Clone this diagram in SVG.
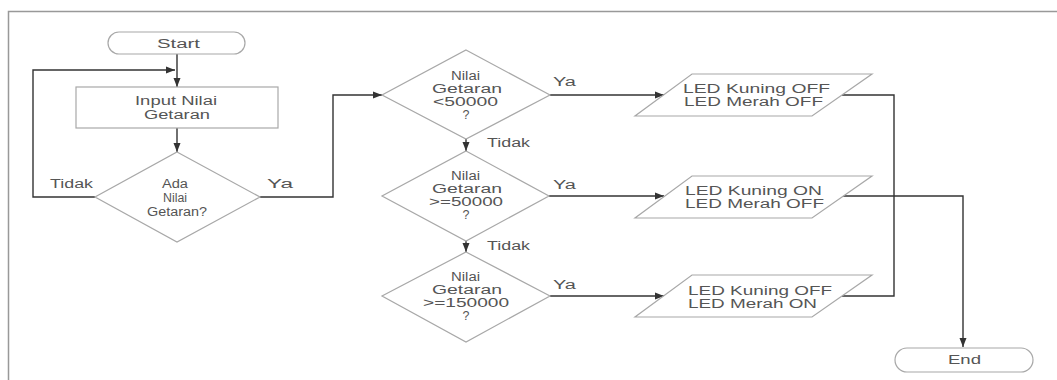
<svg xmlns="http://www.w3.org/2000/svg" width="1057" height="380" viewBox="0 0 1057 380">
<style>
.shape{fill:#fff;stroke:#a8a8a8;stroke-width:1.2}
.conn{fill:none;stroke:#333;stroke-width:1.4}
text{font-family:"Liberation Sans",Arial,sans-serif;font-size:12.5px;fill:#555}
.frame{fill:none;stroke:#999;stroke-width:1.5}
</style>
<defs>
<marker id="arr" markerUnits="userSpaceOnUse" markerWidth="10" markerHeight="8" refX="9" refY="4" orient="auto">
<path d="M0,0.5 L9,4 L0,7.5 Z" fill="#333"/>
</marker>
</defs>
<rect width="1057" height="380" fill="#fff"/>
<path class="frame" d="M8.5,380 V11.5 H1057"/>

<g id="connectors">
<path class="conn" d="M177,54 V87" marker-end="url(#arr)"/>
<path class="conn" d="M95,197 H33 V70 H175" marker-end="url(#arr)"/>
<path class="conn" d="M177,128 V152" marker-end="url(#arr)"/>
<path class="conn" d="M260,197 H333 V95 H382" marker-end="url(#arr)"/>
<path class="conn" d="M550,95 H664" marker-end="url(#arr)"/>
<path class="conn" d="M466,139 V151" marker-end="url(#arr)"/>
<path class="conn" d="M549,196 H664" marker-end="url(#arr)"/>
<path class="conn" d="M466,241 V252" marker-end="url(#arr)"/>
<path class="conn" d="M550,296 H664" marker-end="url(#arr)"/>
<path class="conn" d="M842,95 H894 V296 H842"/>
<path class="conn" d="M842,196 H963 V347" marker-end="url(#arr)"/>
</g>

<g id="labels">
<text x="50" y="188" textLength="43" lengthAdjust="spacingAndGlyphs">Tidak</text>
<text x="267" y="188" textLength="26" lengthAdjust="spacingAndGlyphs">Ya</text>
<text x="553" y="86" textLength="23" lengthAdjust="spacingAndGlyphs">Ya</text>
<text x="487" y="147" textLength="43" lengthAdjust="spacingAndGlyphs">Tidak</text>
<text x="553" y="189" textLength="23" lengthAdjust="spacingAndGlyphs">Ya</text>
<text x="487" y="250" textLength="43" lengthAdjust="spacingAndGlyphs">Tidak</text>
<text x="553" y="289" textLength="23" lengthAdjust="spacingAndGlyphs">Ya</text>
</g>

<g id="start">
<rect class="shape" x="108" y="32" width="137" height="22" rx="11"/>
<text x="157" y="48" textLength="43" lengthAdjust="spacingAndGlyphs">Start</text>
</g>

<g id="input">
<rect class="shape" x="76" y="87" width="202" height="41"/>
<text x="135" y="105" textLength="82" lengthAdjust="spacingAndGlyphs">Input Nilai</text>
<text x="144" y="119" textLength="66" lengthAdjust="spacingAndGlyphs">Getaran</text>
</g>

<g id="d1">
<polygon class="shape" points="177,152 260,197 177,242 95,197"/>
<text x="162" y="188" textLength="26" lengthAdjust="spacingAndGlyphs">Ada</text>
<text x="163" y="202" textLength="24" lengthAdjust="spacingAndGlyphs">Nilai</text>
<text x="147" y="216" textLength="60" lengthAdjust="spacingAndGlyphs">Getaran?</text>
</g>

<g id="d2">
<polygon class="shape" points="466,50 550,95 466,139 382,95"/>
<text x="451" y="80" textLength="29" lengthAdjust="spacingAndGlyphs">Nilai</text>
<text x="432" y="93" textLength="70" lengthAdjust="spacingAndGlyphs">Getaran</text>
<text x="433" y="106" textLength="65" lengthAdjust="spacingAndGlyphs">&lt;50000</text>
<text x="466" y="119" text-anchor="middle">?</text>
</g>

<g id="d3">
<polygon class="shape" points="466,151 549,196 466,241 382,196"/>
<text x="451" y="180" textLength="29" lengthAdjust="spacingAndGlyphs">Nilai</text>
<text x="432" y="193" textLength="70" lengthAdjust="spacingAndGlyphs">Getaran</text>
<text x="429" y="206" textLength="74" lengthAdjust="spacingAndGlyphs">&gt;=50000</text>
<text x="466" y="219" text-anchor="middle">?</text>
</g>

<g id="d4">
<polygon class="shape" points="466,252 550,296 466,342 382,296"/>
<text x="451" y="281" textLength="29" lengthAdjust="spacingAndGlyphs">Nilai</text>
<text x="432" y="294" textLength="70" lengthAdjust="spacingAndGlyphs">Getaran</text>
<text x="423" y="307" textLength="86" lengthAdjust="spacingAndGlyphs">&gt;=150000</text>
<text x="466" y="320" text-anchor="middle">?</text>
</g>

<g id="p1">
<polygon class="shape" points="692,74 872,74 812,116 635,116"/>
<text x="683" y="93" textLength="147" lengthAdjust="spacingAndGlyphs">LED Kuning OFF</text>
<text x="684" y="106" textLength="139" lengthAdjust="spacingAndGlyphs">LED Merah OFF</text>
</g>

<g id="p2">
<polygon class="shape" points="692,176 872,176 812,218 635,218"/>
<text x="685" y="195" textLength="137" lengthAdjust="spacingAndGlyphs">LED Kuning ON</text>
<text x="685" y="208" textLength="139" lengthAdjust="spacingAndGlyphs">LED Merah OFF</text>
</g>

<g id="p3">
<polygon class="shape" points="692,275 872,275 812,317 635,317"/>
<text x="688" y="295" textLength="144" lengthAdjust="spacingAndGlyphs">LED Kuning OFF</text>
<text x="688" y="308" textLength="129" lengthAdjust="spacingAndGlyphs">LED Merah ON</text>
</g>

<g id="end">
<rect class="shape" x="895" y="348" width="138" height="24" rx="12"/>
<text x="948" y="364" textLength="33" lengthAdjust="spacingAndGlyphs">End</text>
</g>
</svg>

[TASK TO CARRY OUT]
Transcribe all the data word for word; the images stay out.

[CORRECT ANSWER]
Clone this diagram in SVG.
<svg xmlns="http://www.w3.org/2000/svg" width="1057" height="380" viewBox="0 0 1057 380">
<style>
.shape{fill:#fff;stroke:#a8a8a8;stroke-width:1.2}
.conn{fill:none;stroke:#333;stroke-width:1.4}
text{font-family:"Liberation Sans",Arial,sans-serif;font-size:12.5px;fill:#555}
.frame{fill:none;stroke:#999;stroke-width:1.5}
</style>
<defs>
<marker id="arr" markerUnits="userSpaceOnUse" markerWidth="10" markerHeight="8" refX="9" refY="4" orient="auto">
<path d="M0,0.5 L9,4 L0,7.5 Z" fill="#333"/>
</marker>
</defs>
<rect width="1057" height="380" fill="#fff"/>
<path class="frame" d="M8.5,380 V11.5 H1057"/>

<g id="connectors">
<path class="conn" d="M177,54 V87" marker-end="url(#arr)"/>
<path class="conn" d="M95,197 H33 V70 H175" marker-end="url(#arr)"/>
<path class="conn" d="M177,128 V152" marker-end="url(#arr)"/>
<path class="conn" d="M260,197 H333 V95 H382" marker-end="url(#arr)"/>
<path class="conn" d="M550,95 H664" marker-end="url(#arr)"/>
<path class="conn" d="M466,139 V151" marker-end="url(#arr)"/>
<path class="conn" d="M549,196 H664" marker-end="url(#arr)"/>
<path class="conn" d="M466,241 V252" marker-end="url(#arr)"/>
<path class="conn" d="M550,296 H664" marker-end="url(#arr)"/>
<path class="conn" d="M842,95 H894 V296 H842"/>
<path class="conn" d="M842,196 H963 V347" marker-end="url(#arr)"/>
</g>

<g id="labels">
<text x="50" y="188" textLength="43" lengthAdjust="spacingAndGlyphs">Tidak</text>
<text x="267" y="188" textLength="26" lengthAdjust="spacingAndGlyphs">Ya</text>
<text x="553" y="86" textLength="23" lengthAdjust="spacingAndGlyphs">Ya</text>
<text x="487" y="147" textLength="43" lengthAdjust="spacingAndGlyphs">Tidak</text>
<text x="553" y="189" textLength="23" lengthAdjust="spacingAndGlyphs">Ya</text>
<text x="487" y="250" textLength="43" lengthAdjust="spacingAndGlyphs">Tidak</text>
<text x="553" y="289" textLength="23" lengthAdjust="spacingAndGlyphs">Ya</text>
</g>

<g id="start">
<rect class="shape" x="108" y="32" width="137" height="22" rx="11"/>
<text x="157" y="48" textLength="43" lengthAdjust="spacingAndGlyphs">Start</text>
</g>

<g id="input">
<rect class="shape" x="76" y="87" width="202" height="41"/>
<text x="135" y="105" textLength="82" lengthAdjust="spacingAndGlyphs">Input Nilai</text>
<text x="144" y="119" textLength="66" lengthAdjust="spacingAndGlyphs">Getaran</text>
</g>

<g id="d1">
<polygon class="shape" points="177,152 260,197 177,242 95,197"/>
<text x="162" y="188" textLength="26" lengthAdjust="spacingAndGlyphs">Ada</text>
<text x="163" y="202" textLength="24" lengthAdjust="spacingAndGlyphs">Nilai</text>
<text x="147" y="216" textLength="60" lengthAdjust="spacingAndGlyphs">Getaran?</text>
</g>

<g id="d2">
<polygon class="shape" points="466,50 550,95 466,139 382,95"/>
<text x="451" y="80" textLength="29" lengthAdjust="spacingAndGlyphs">Nilai</text>
<text x="432" y="93" textLength="70" lengthAdjust="spacingAndGlyphs">Getaran</text>
<text x="433" y="106" textLength="65" lengthAdjust="spacingAndGlyphs">&lt;50000</text>
<text x="466" y="119" text-anchor="middle">?</text>
</g>

<g id="d3">
<polygon class="shape" points="466,151 549,196 466,241 382,196"/>
<text x="451" y="180" textLength="29" lengthAdjust="spacingAndGlyphs">Nilai</text>
<text x="432" y="193" textLength="70" lengthAdjust="spacingAndGlyphs">Getaran</text>
<text x="429" y="206" textLength="74" lengthAdjust="spacingAndGlyphs">&gt;=50000</text>
<text x="466" y="219" text-anchor="middle">?</text>
</g>

<g id="d4">
<polygon class="shape" points="466,252 550,296 466,342 382,296"/>
<text x="451" y="281" textLength="29" lengthAdjust="spacingAndGlyphs">Nilai</text>
<text x="432" y="294" textLength="70" lengthAdjust="spacingAndGlyphs">Getaran</text>
<text x="423" y="307" textLength="86" lengthAdjust="spacingAndGlyphs">&gt;=150000</text>
<text x="466" y="320" text-anchor="middle">?</text>
</g>

<g id="p1">
<polygon class="shape" points="692,74 872,74 812,116 635,116"/>
<text x="683" y="93" textLength="147" lengthAdjust="spacingAndGlyphs">LED Kuning OFF</text>
<text x="684" y="106" textLength="139" lengthAdjust="spacingAndGlyphs">LED Merah OFF</text>
</g>

<g id="p2">
<polygon class="shape" points="692,176 872,176 812,218 635,218"/>
<text x="685" y="195" textLength="137" lengthAdjust="spacingAndGlyphs">LED Kuning ON</text>
<text x="685" y="208" textLength="139" lengthAdjust="spacingAndGlyphs">LED Merah OFF</text>
</g>

<g id="p3">
<polygon class="shape" points="692,275 872,275 812,317 635,317"/>
<text x="688" y="295" textLength="144" lengthAdjust="spacingAndGlyphs">LED Kuning OFF</text>
<text x="688" y="308" textLength="129" lengthAdjust="spacingAndGlyphs">LED Merah ON</text>
</g>

<g id="end">
<rect class="shape" x="895" y="348" width="138" height="24" rx="12"/>
<text x="948" y="364" textLength="33" lengthAdjust="spacingAndGlyphs">End</text>
</g>
</svg>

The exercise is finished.